» Exercise brief: All of the data should be output character for character, except the pictures.
####
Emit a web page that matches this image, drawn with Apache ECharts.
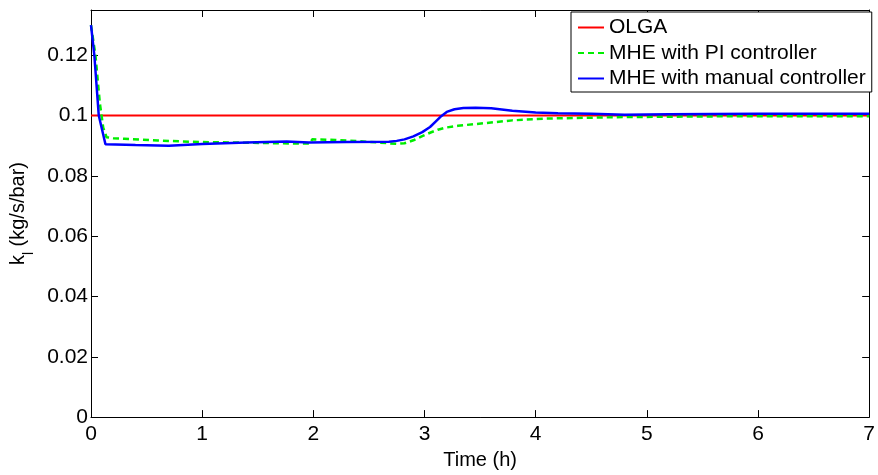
<!DOCTYPE html>
<html>
<head>
<meta charset="utf-8">
<script src="https://cdn.jsdelivr.net/npm/echarts@6/dist/echarts.min.js"></script>
<style>html,body{margin:0;padding:0;background:#fff}#c{width:878px;height:475px}</style>
</head>
<body>
<div id="c"></div>
<script>
// ---- data ----
const seriesNames = ["OLGA", "MHE with PI controller", "MHE with manual controller"];
const xTicks = [0, 1, 2, 3, 4, 5, 6, 7];
const yTicks = [0, 0.02, 0.04, 0.06, 0.08, 0.1, 0.12];

const tOlga = [0, 7];
const kOlga = [0.1, 0.1];

const tPI = [0, 0.04, 0.08, 0.11, 0.14, 0.2, 0.3, 0.6, 1.0, 1.4, 1.7, 1.97, 1.99, 2.2, 2.5, 2.75, 2.82, 2.9, 2.98, 3.05, 3.12, 3.19, 3.3, 3.49, 3.79, 4.09, 4.5, 4.8, 5.5, 6.0, 7.0];
const kPI = [0.130, 0.120, 0.104, 0.096, 0.0928, 0.0925, 0.0923, 0.0917, 0.0912, 0.0910, 0.0908, 0.0907, 0.0921, 0.0919, 0.0913, 0.0906, 0.0908, 0.0918, 0.0932, 0.0943, 0.0953, 0.0960, 0.0966, 0.0973, 0.0984, 0.0990, 0.0993, 0.0995, 0.0997, 0.0998, 0.0998];

const tManual = [0, 0.03, 0.07, 0.13, 0.4, 0.7, 1.0, 1.4, 1.76, 1.96, 2.3, 2.68, 2.75, 2.82, 2.9, 2.98, 3.05, 3.1, 3.15, 3.2, 3.27, 3.35, 3.46, 3.6, 3.79, 4.0, 4.2, 4.5, 4.8, 5.2, 5.6, 6.0, 6.4, 6.8, 7.0];
const kManual = [0.130, 0.120, 0.100, 0.0905, 0.0902, 0.0900, 0.0906, 0.0911, 0.0914, 0.0911, 0.0912, 0.0913, 0.0916, 0.0921, 0.0931, 0.0945, 0.0962, 0.0980, 0.0998, 0.1012, 0.1021, 0.1025, 0.1026, 0.1024, 0.1016, 0.1010, 0.1008, 0.1006, 0.1003, 0.1004, 0.1005, 0.1006, 0.1006, 0.1006, 0.1006];

const zip = (t, k) => t.map((v, i) => [v, k[i]]);

const FONT = "'Liberation Sans', Arial, Helvetica, sans-serif";
const chart = echarts.init(document.getElementById('c'));
const axisLineStyle = { onZero: false, lineStyle: { color: '#000', width: 1 } };
const tickStyle = { inside: true, length: 7, lineStyle: { color: '#000', width: 1 } };

chart.setOption({
  animation: false,
  backgroundColor: '#fff',
  textStyle: { fontFamily: FONT },
  grid: { left: 91, right: 5, top: 10, bottom: 53, containLabel: false },
  legend: {
    orient: 'vertical',
    left: 571, top: 12,
    padding: [5, 6, 3, 6],
    backgroundColor: '#fff',
    borderColor: '#000', borderWidth: 1, borderRadius: 0,
    itemWidth: 26, itemHeight: 14, itemGap: 4.5, itemTextGap: 3,
    itemStyle: { opacity: 0 },
    textStyle: { fontFamily: FONT, fontSize: 21, color: '#000', lineHeight: 21 },
    data: seriesNames
  },
  xAxis: [
    {
      type: 'value', min: 0, max: 7, interval: 1, position: 'bottom',
      name: 'Time (h)', nameLocation: 'middle', nameGap: 27,
      nameTextStyle: { fontFamily: FONT, fontSize: 20, color: '#000' },
      axisLine: axisLineStyle, axisTick: tickStyle,
      axisLabel: { color: '#000', fontSize: 21, fontFamily: FONT, margin: 7 },
      splitLine: { show: false }
    },
    {
      type: 'value', min: 0, max: 7, interval: 1, position: 'top',
      axisLine: axisLineStyle, axisTick: tickStyle,
      axisLabel: { show: false }, splitLine: { show: false }
    }
  ],
  yAxis: [
    {
      type: 'value', min: 0, max: 0.135, interval: 0.02, position: 'left',
      name: 'k{sub|l} (kg/s/bar)', nameLocation: 'middle', nameGap: 55,
      nameTextStyle: { fontFamily: FONT, fontSize: 20, color: '#000',
        rich: { sub: { fontFamily: FONT, fontSize: 14, color: '#000', verticalAlign: 'bottom', padding: [0, 0, -8, 0] } } },
      axisLine: axisLineStyle, axisTick: tickStyle,
      axisLabel: { color: '#000', fontSize: 21, fontFamily: FONT, margin: 3, showMaxLabel: false,
        formatter: v => (yTicks.some(t => Math.abs(t - v) < 1e-9) ? String(+v.toFixed(2)) : '') },
      splitLine: { show: false }
    },
    {
      type: 'value', min: 0, max: 0.135, interval: 0.02, position: 'right',
      axisLine: axisLineStyle, axisTick: tickStyle,
      axisLabel: { show: false }, splitLine: { show: false }
    }
  ],
  series: [
    { name: seriesNames[0], type: 'line', data: zip(tOlga, kOlga), symbol: 'none',
      lineStyle: { color: '#ff0000', width: 2 }, itemStyle: { color: '#ff0000' }, z: 2 },
    { name: seriesNames[1], type: 'line', data: zip(tPI, kPI), symbol: 'none',
      lineStyle: { color: '#00ee00', width: 2.5, type: [6, 4] }, itemStyle: { color: '#00ee00' }, z: 3 },
    { name: seriesNames[2], type: 'line', data: zip(tManual, kManual), symbol: 'none',
      lineStyle: { color: '#0000ff', width: 2.5 }, itemStyle: { color: '#0000ff' }, z: 4 }
  ]
});
</script>
</body>
</html>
####
» Answer to this task:
Emit a web page that matches this image, drawn with Apache ECharts.
<!DOCTYPE html>
<html>
<head>
<meta charset="utf-8">
<script src="https://cdn.jsdelivr.net/npm/echarts@6/dist/echarts.min.js"></script>
<style>html,body{margin:0;padding:0;background:#fff}#c{width:878px;height:475px}</style>
</head>
<body>
<div id="c"></div>
<script>
// ---- data ----
const seriesNames = ["OLGA", "MHE with PI controller", "MHE with manual controller"];
const xTicks = [0, 1, 2, 3, 4, 5, 6, 7];
const yTicks = [0, 0.02, 0.04, 0.06, 0.08, 0.1, 0.12];

const tOlga = [0, 7];
const kOlga = [0.1, 0.1];

const tPI = [0, 0.04, 0.08, 0.11, 0.14, 0.2, 0.3, 0.6, 1.0, 1.4, 1.7, 1.97, 1.99, 2.2, 2.5, 2.75, 2.82, 2.9, 2.98, 3.05, 3.12, 3.19, 3.3, 3.49, 3.79, 4.09, 4.5, 4.8, 5.5, 6.0, 7.0];
const kPI = [0.130, 0.120, 0.104, 0.096, 0.0928, 0.0925, 0.0923, 0.0917, 0.0912, 0.0910, 0.0908, 0.0907, 0.0921, 0.0919, 0.0913, 0.0906, 0.0908, 0.0918, 0.0932, 0.0943, 0.0953, 0.0960, 0.0966, 0.0973, 0.0984, 0.0990, 0.0993, 0.0995, 0.0997, 0.0998, 0.0998];

const tManual = [0, 0.03, 0.07, 0.13, 0.4, 0.7, 1.0, 1.4, 1.76, 1.96, 2.3, 2.68, 2.75, 2.82, 2.9, 2.98, 3.05, 3.1, 3.15, 3.2, 3.27, 3.35, 3.46, 3.6, 3.79, 4.0, 4.2, 4.5, 4.8, 5.2, 5.6, 6.0, 6.4, 6.8, 7.0];
const kManual = [0.130, 0.120, 0.100, 0.0905, 0.0902, 0.0900, 0.0906, 0.0911, 0.0914, 0.0911, 0.0912, 0.0913, 0.0916, 0.0921, 0.0931, 0.0945, 0.0962, 0.0980, 0.0998, 0.1012, 0.1021, 0.1025, 0.1026, 0.1024, 0.1016, 0.1010, 0.1008, 0.1006, 0.1003, 0.1004, 0.1005, 0.1006, 0.1006, 0.1006, 0.1006];

const zip = (t, k) => t.map((v, i) => [v, k[i]]);

const FONT = "'Liberation Sans', Arial, Helvetica, sans-serif";
const chart = echarts.init(document.getElementById('c'));
const axisLineStyle = { onZero: false, lineStyle: { color: '#000', width: 1 } };
const tickStyle = { inside: true, length: 7, lineStyle: { color: '#000', width: 1 } };

chart.setOption({
  animation: false,
  backgroundColor: '#fff',
  textStyle: { fontFamily: FONT },
  grid: { left: 91, right: 5, top: 10, bottom: 53, containLabel: false },
  legend: {
    orient: 'vertical',
    left: 571, top: 12,
    padding: [5, 6, 3, 6],
    backgroundColor: '#fff',
    borderColor: '#000', borderWidth: 1, borderRadius: 0,
    itemWidth: 26, itemHeight: 14, itemGap: 4.5, itemTextGap: 3,
    itemStyle: { opacity: 0 },
    textStyle: { fontFamily: FONT, fontSize: 21, color: '#000', lineHeight: 21 },
    data: seriesNames
  },
  xAxis: [
    {
      type: 'value', min: 0, max: 7, interval: 1, position: 'bottom',
      name: 'Time (h)', nameLocation: 'middle', nameGap: 27,
      nameTextStyle: { fontFamily: FONT, fontSize: 20, color: '#000' },
      axisLine: axisLineStyle, axisTick: tickStyle,
      axisLabel: { color: '#000', fontSize: 21, fontFamily: FONT, margin: 7 },
      splitLine: { show: false }
    },
    {
      type: 'value', min: 0, max: 7, interval: 1, position: 'top',
      axisLine: axisLineStyle, axisTick: tickStyle,
      axisLabel: { show: false }, splitLine: { show: false }
    }
  ],
  yAxis: [
    {
      type: 'value', min: 0, max: 0.135, interval: 0.02, position: 'left',
      name: 'k{sub|l} (kg/s/bar)', nameLocation: 'middle', nameGap: 55,
      nameTextStyle: { fontFamily: FONT, fontSize: 20, color: '#000',
        rich: { sub: { fontFamily: FONT, fontSize: 14, color: '#000', verticalAlign: 'bottom', padding: [0, 0, -8, 0] } } },
      axisLine: axisLineStyle, axisTick: tickStyle,
      axisLabel: { color: '#000', fontSize: 21, fontFamily: FONT, margin: 3, showMaxLabel: false,
        formatter: v => (yTicks.some(t => Math.abs(t - v) < 1e-9) ? String(+v.toFixed(2)) : '') },
      splitLine: { show: false }
    },
    {
      type: 'value', min: 0, max: 0.135, interval: 0.02, position: 'right',
      axisLine: axisLineStyle, axisTick: tickStyle,
      axisLabel: { show: false }, splitLine: { show: false }
    }
  ],
  series: [
    { name: seriesNames[0], type: 'line', data: zip(tOlga, kOlga), symbol: 'none',
      lineStyle: { color: '#ff0000', width: 2 }, itemStyle: { color: '#ff0000' }, z: 2 },
    { name: seriesNames[1], type: 'line', data: zip(tPI, kPI), symbol: 'none',
      lineStyle: { color: '#00ee00', width: 2.5, type: [6, 4] }, itemStyle: { color: '#00ee00' }, z: 3 },
    { name: seriesNames[2], type: 'line', data: zip(tManual, kManual), symbol: 'none',
      lineStyle: { color: '#0000ff', width: 2.5 }, itemStyle: { color: '#0000ff' }, z: 4 }
  ]
});
</script>
</body>
</html>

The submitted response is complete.